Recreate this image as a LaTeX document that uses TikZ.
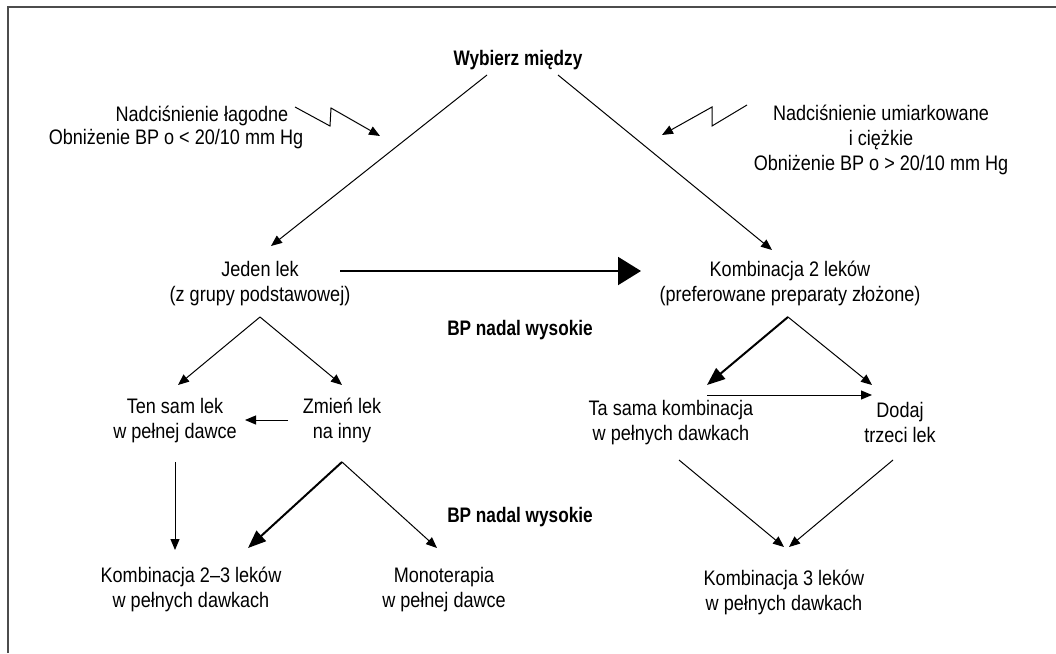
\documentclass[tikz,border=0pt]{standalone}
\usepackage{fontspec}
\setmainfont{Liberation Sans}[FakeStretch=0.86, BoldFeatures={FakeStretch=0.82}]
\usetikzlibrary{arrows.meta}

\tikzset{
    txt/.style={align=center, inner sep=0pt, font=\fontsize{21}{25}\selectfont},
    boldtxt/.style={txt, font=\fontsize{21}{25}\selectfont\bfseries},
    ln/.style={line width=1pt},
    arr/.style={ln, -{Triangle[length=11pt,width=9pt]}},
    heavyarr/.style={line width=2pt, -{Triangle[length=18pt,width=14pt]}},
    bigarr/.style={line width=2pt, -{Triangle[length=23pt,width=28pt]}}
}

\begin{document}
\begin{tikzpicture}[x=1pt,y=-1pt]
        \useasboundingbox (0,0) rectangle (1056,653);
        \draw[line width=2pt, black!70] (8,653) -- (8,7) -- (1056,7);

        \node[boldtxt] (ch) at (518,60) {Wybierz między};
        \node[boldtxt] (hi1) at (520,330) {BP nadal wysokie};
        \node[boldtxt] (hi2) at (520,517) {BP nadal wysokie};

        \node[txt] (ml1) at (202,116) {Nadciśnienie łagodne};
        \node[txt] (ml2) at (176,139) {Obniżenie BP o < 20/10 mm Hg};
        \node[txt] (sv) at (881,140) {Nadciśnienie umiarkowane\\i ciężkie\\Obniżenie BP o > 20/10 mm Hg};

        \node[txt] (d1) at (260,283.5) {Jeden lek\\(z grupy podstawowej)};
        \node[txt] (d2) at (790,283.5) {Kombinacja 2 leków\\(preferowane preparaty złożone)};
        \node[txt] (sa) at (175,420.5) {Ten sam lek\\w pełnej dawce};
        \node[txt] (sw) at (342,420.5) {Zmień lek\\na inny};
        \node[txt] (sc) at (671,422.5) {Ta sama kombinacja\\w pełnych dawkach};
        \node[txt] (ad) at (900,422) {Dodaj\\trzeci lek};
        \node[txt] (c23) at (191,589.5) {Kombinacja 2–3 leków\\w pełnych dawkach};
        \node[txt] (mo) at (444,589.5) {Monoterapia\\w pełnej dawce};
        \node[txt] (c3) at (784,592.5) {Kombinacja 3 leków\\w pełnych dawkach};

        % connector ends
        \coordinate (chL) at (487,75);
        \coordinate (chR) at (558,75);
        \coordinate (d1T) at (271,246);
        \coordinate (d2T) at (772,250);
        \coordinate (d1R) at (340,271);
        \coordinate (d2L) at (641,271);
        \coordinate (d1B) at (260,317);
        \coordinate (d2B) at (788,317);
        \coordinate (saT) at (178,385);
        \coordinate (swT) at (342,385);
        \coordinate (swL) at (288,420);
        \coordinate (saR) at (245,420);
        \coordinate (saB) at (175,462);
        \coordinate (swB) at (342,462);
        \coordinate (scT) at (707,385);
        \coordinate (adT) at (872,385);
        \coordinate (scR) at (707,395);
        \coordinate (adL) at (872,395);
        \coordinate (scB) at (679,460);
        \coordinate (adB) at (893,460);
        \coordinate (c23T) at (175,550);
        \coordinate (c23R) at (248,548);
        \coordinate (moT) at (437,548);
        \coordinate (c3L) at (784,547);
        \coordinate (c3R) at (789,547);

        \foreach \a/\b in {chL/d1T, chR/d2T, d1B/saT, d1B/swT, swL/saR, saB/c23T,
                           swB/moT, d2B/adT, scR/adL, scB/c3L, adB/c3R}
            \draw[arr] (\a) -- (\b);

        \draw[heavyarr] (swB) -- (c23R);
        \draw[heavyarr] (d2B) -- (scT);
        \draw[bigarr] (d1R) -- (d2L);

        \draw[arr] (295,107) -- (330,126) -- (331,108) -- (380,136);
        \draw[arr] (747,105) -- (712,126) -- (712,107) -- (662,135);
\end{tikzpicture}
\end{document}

■ ■ ■ ■

SET TASK ->
Write out the whole listing exactly, and drop the pictures.

EXERCISE RESPONSE ->
Recreate this image as a LaTeX document that uses TikZ.
\documentclass[tikz,border=0pt]{standalone}
\usepackage{fontspec}
\setmainfont{Liberation Sans}[FakeStretch=0.86, BoldFeatures={FakeStretch=0.82}]
\usetikzlibrary{arrows.meta}

\tikzset{
    txt/.style={align=center, inner sep=0pt, font=\fontsize{21}{25}\selectfont},
    boldtxt/.style={txt, font=\fontsize{21}{25}\selectfont\bfseries},
    ln/.style={line width=1pt},
    arr/.style={ln, -{Triangle[length=11pt,width=9pt]}},
    heavyarr/.style={line width=2pt, -{Triangle[length=18pt,width=14pt]}},
    bigarr/.style={line width=2pt, -{Triangle[length=23pt,width=28pt]}}
}

\begin{document}
\begin{tikzpicture}[x=1pt,y=-1pt]
        \useasboundingbox (0,0) rectangle (1056,653);
        \draw[line width=2pt, black!70] (8,653) -- (8,7) -- (1056,7);

        \node[boldtxt] (ch) at (518,60) {Wybierz między};
        \node[boldtxt] (hi1) at (520,330) {BP nadal wysokie};
        \node[boldtxt] (hi2) at (520,517) {BP nadal wysokie};

        \node[txt] (ml1) at (202,116) {Nadciśnienie łagodne};
        \node[txt] (ml2) at (176,139) {Obniżenie BP o < 20/10 mm Hg};
        \node[txt] (sv) at (881,140) {Nadciśnienie umiarkowane\\i ciężkie\\Obniżenie BP o > 20/10 mm Hg};

        \node[txt] (d1) at (260,283.5) {Jeden lek\\(z grupy podstawowej)};
        \node[txt] (d2) at (790,283.5) {Kombinacja 2 leków\\(preferowane preparaty złożone)};
        \node[txt] (sa) at (175,420.5) {Ten sam lek\\w pełnej dawce};
        \node[txt] (sw) at (342,420.5) {Zmień lek\\na inny};
        \node[txt] (sc) at (671,422.5) {Ta sama kombinacja\\w pełnych dawkach};
        \node[txt] (ad) at (900,422) {Dodaj\\trzeci lek};
        \node[txt] (c23) at (191,589.5) {Kombinacja 2–3 leków\\w pełnych dawkach};
        \node[txt] (mo) at (444,589.5) {Monoterapia\\w pełnej dawce};
        \node[txt] (c3) at (784,592.5) {Kombinacja 3 leków\\w pełnych dawkach};

        % connector ends
        \coordinate (chL) at (487,75);
        \coordinate (chR) at (558,75);
        \coordinate (d1T) at (271,246);
        \coordinate (d2T) at (772,250);
        \coordinate (d1R) at (340,271);
        \coordinate (d2L) at (641,271);
        \coordinate (d1B) at (260,317);
        \coordinate (d2B) at (788,317);
        \coordinate (saT) at (178,385);
        \coordinate (swT) at (342,385);
        \coordinate (swL) at (288,420);
        \coordinate (saR) at (245,420);
        \coordinate (saB) at (175,462);
        \coordinate (swB) at (342,462);
        \coordinate (scT) at (707,385);
        \coordinate (adT) at (872,385);
        \coordinate (scR) at (707,395);
        \coordinate (adL) at (872,395);
        \coordinate (scB) at (679,460);
        \coordinate (adB) at (893,460);
        \coordinate (c23T) at (175,550);
        \coordinate (c23R) at (248,548);
        \coordinate (moT) at (437,548);
        \coordinate (c3L) at (784,547);
        \coordinate (c3R) at (789,547);

        \foreach \a/\b in {chL/d1T, chR/d2T, d1B/saT, d1B/swT, swL/saR, saB/c23T,
                           swB/moT, d2B/adT, scR/adL, scB/c3L, adB/c3R}
            \draw[arr] (\a) -- (\b);

        \draw[heavyarr] (swB) -- (c23R);
        \draw[heavyarr] (d2B) -- (scT);
        \draw[bigarr] (d1R) -- (d2L);

        \draw[arr] (295,107) -- (330,126) -- (331,108) -- (380,136);
        \draw[arr] (747,105) -- (712,126) -- (712,107) -- (662,135);
\end{tikzpicture}
\end{document}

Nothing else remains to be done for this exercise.